The Court of Justice has ruled in the case of The Software Incubator Ltd v Computer Associates UK Ltd, Case C-410/19 that the electronic supply of computer software, licensed for an unlimited period in return for payment of a fee, is a “sale of goods” under the Commercial Agents Directive 86/653.
The judgment comes in the context of a referral from the UK Supreme Court regarding an appeal against the Court of Appeal’s decision in Computer Associates UK Ltd v Software Incubator Ltd, that the supply of software in the form of a download is not a sale of goods under the Commercial Agents (Council Directive) Regulations 1993 SI 1993/3053.
Computer Associates markets application service automation software for deploying and managing applications across a data centre. Computer Associates granted its customers, by electronic means, licences to use the software at issue in a specified territory for an authorised number of end users.
In 2013, Computer Associates had entered into an agreement with The Software Incubator. Later that year, Computer Associates terminated the agreement with The Software Incubator.
The Software Incubator sought damages under the Commercial Agents Regulations. Computer Associates disputed the classification of its relationship with The Software Incubator as a commercial agency contract. The High Court took the view that the ‘sale of goods’ included the supply of software. The Court of Appeal disagreed and held that software supplied to a customer electronically does not constitute goods. The case proceeded to the Supreme Court which referred the case to the Court of Justice.
The court’s decision
The UK court had asked if the concept of sale of goods in Article 1(2) of Directive 86/653 covers the supply, in return for payment of a fee, of computer software to a customer by electronic means where that supply is accompanied by the grant of a perpetual licence to use that software.
Directive 86/653 does not define the concept of ‘sale of goods’ and does not make any reference to national law concerning the meaning to be given to that concept.
The Court said that the meaning and scope of terms for which EU law gives no definition must be determined by considering their usual meaning in everyday language, while also taking into account the context in which they occur and the purposes of the rules of which they are part. The Directive refers in general terms to the concept of sale of goods without defining the terms sale or goods, which are not defined anywhere else in the Directive.
EU case law provides that “goods” means products which can be valued in money and may form the subject of commercial transactions. Therefore, it can cover computer software, because it has a commercial value and can form the subject of a commercial transaction.
In addition, software can be classified as goods irrespective of whether it is supplied on a tangible medium or, as in this case, by electronic download. Case law does not indicate any distinction according to the tangible or intangible nature of the goods concerned.
The Court has already held in the UsedSoft C-128/11 decision that from an economic point of view, the sale of a computer program on CD-ROM or DVD and the sale of such a program by downloading from the internet are similar, since the online transmission method is the functional equivalent of the supply of a material medium. Therefore, the term goods can cover computer software regardless of the medium on which that software is supplied.

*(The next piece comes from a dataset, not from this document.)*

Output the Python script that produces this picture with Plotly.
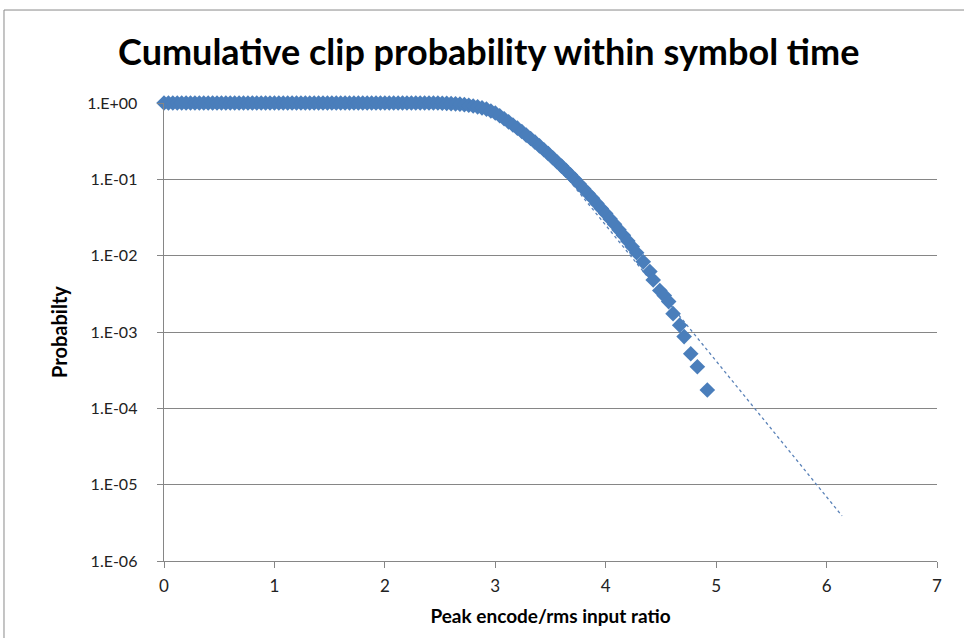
import plotly.graph_objects as go

# ---- data ----
ratio = [0.00, 0.04, 0.08, 0.12, 0.16, 0.20, 0.24, 0.28, 0.32, 0.36,
         0.40, 0.44, 0.48, 0.52, 0.56, 0.60, 0.64, 0.68, 0.72, 0.76,
         0.80, 0.84, 0.88, 0.92, 0.96, 1.00, 1.04, 1.08, 1.12, 1.16,
         1.20, 1.24, 1.28, 1.32, 1.36, 1.40, 1.44, 1.48, 1.52, 1.56,
         1.60, 1.64, 1.68, 1.72, 1.76, 1.80, 1.84, 1.88, 1.92, 1.96,
         2.00, 2.04, 2.08, 2.12, 2.16, 2.20, 2.24, 2.28, 2.32, 2.36,
         2.40, 2.44, 2.48, 2.52, 2.56, 2.60, 2.64, 2.68, 2.72, 2.76,
         2.80, 2.84, 2.88, 2.92, 2.96, 3.00, 3.04, 3.08, 3.12, 3.16,
         3.20, 3.24, 3.28, 3.32, 3.36, 3.40, 3.44, 3.48, 3.52, 3.56,
         3.60, 3.64, 3.68, 3.72, 3.76, 3.80, 3.84, 3.88, 3.92, 3.96,
         4.00, 4.04, 4.08, 4.12, 4.16, 4.20, 4.24, 4.28,
         4.34, 4.40, 4.43, 4.49, 4.53, 4.57, 4.61, 4.67, 4.71, 4.77,
         4.83, 4.92]

probability = [1.0, 1.0, 1.0, 1.0, 1.0, 1.0, 1.0, 1.0, 1.0, 1.0,
               1.0, 1.0, 1.0, 1.0, 1.0, 1.0, 1.0, 1.0, 1.0, 1.0,
               1.0, 1.0, 1.0, 1.0, 1.0, 1.0, 1.0, 1.0, 1.0, 1.0,
               1.0, 1.0, 1.0, 1.0, 1.0, 1.0, 1.0, 1.0, 1.0, 1.0,
               1.0, 1.0, 1.0, 1.0, 1.0, 1.0, 1.0, 1.0, 1.0, 1.0,
               1.0, 1.0, 1.0, 1.0, 1.0, 1.0, 1.0, 1.0, 1.0, 1.0,
               1.0, 1.0, 0.998, 0.993, 0.989, 0.982, 0.975, 0.966, 0.951, 0.933,
               0.912, 0.891, 0.863, 0.832, 0.787, 0.741, 0.681, 0.622, 0.566, 0.516,
               0.468, 0.423, 0.380, 0.343, 0.307, 0.274, 0.244, 0.217, 0.192, 0.169,
               0.149, 0.131, 0.115, 0.100, 0.0869, 0.0754, 0.0653, 0.0564, 0.0484, 0.0415,
               0.0356, 0.0303, 0.0258, 0.0218, 0.0185, 0.0156, 0.0131, 0.0109,
               0.0083, 0.0062, 0.0048, 0.0035, 0.0030, 0.0025, 0.00174, 0.00123, 0.00087, 0.00052,
               0.00035, 0.000174]

trend_ratio = [3.60, 4.00, 4.50, 5.00, 5.50, 6.14]
trend_prob = [0.129, 0.0251, 0.0032, 0.00042, 0.000054, 0.0000039]

x_ticks = [0, 1, 2, 3, 4, 5, 6, 7]
y_tickvals = [1, 1e-1, 1e-2, 1e-3, 1e-4, 1e-5, 1e-6]
y_ticktext = ["1.E+00", "1.E-01", "1.E-02", "1.E-03", "1.E-04", "1.E-05", "1.E-06"]

FONT = "Lato"
MARK = "#4A7EBB"
AXC = "#868686"
PAD = "\u00a0" * 4

fig = go.Figure()
fig.add_trace(go.Scatter(
    x=trend_ratio, y=trend_prob, mode="lines",
    line=dict(color="#5A82B8", width=1.3, dash="3px,3px"),
    hoverinfo="skip", showlegend=False, cliponaxis=False))
fig.add_trace(go.Scatter(
    x=ratio, y=probability, mode="markers",
    marker=dict(symbol="diamond", size=12, color=MARK, line=dict(width=0)),
    showlegend=False, cliponaxis=False))

fig.update_layout(
    width=964, height=638,
    margin=dict(l=164, r=27, t=103, b=77),
    paper_bgcolor="white", plot_bgcolor="white",
    font=dict(family=FONT, color="#000000"),
    title=dict(text="<b>Cumulative clip probability within symbol time</b>",
               x=0.507, xanchor="center", xref="container",
               y=1 - 52 / 638, yanchor="middle", yref="container",
               font=dict(family=FONT, size=36, color="#000000")),
    xaxis=dict(range=[0, 7], tickvals=x_ticks, ticks="outside", ticklen=6,
               tickcolor=AXC, showline=True, linecolor=AXC, linewidth=1,
               showgrid=False, zeroline=False, ticklabelstandoff=4,
               tickfont=dict(family=FONT, size=17, color="#222222"),
               title=dict(text="<b>Peak encode/rms input ratio</b>", standoff=14,
                          font=dict(family=FONT, size=19, color="#000000"))),
    yaxis=dict(type="log", range=[-6, 0], tickvals=y_tickvals,
               ticktext=[t + PAD for t in y_ticktext],
               ticks="outside", ticklen=6, tickcolor=AXC,
               showline=True, linecolor=AXC, linewidth=1,
               showgrid=True, gridcolor=AXC, gridwidth=1, zeroline=False,
               tickfont=dict(family=FONT, size=16, color="#222222"),
               title=dict(text="<b>Probabilty</b>", standoff=14,
                          font=dict(family=FONT, size=20, color="#000000"))),
    shapes=[dict(type="path", xref="paper", yref="paper",
                 path="M -0.207 -0.2 L -0.207 1.203 L 1.04 1.203",
                 line=dict(color="#8a8a8a", width=1))],
)

fig.write_html("out.html")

A ‘sale’ is an agreement by which a person, in return for payment, transfers to another person his rights of ownership in an item of tangible or intangible property belonging to him. Regarding the sale of a copy of computer software, the Court held in the same case that the downloading of a copy of a computer program and the conclusion of a user licence agreement for that copy form an indivisible whole. Downloading a copy of such a program is pointless if the copy cannot be used by its possessor. Those two operations must therefore be examined as a whole for their legal classification. The Court has also taken the view that the making available of a copy of computer software by means of a download and the conclusion of a user licence agreement for that copy, intended to make the copy usable by the customer, permanently, and in return for payment of a fee designed to enable the copyright holder to obtain a remuneration corresponding to the economic value of the copy of the work of which it is the proprietor, involve the transfer of the right of ownership of that copy.
Therefore, the supply, in return for payment of a fee, of computer software to a customer by electronic means where that supply is accompanied by the grant of a perpetual licence to use that software can be covered by the concept of ‘sale of goods’ under the Directive.
The Directive provides for certain exclusions from the definition of commercial agent and the scope of the Directive, but none of those exclusions concerns the nature of the sale of goods. Also, the objective of the Directive is to protect commercial agents in their relations with their principals, to promote the security of commercial transactions, and to facilitate trade in goods between member states by harmonising their legal systems within the area of commercial representation. The effectiveness of the protection granted by Directive 86/653 would be undermined if the supply of software were excluded from the concept of sale of goods.
That interpretation would also exclude from the benefit of that protection persons carrying out, with the assistance of modern technology, tasks comparable to those carried out by commercial agents whose task is to sell tangible goods, in particular by identifying and approaching prospective clients.
Therefore, the conclusion of the court was that the concept of ‘sale of goods’ in Article 1(2) of Directive 86/653 covers the supply, in return for payment of a fee, of computer software to a customer by electronic means where that supply is accompanied by the grant of a perpetual licence to use that software.
The decision is still binding on the Supreme Court as it was referred before the end of the Brexit transition period. It is a significant decision as the classification of software is one which has kept the courts busy for many years.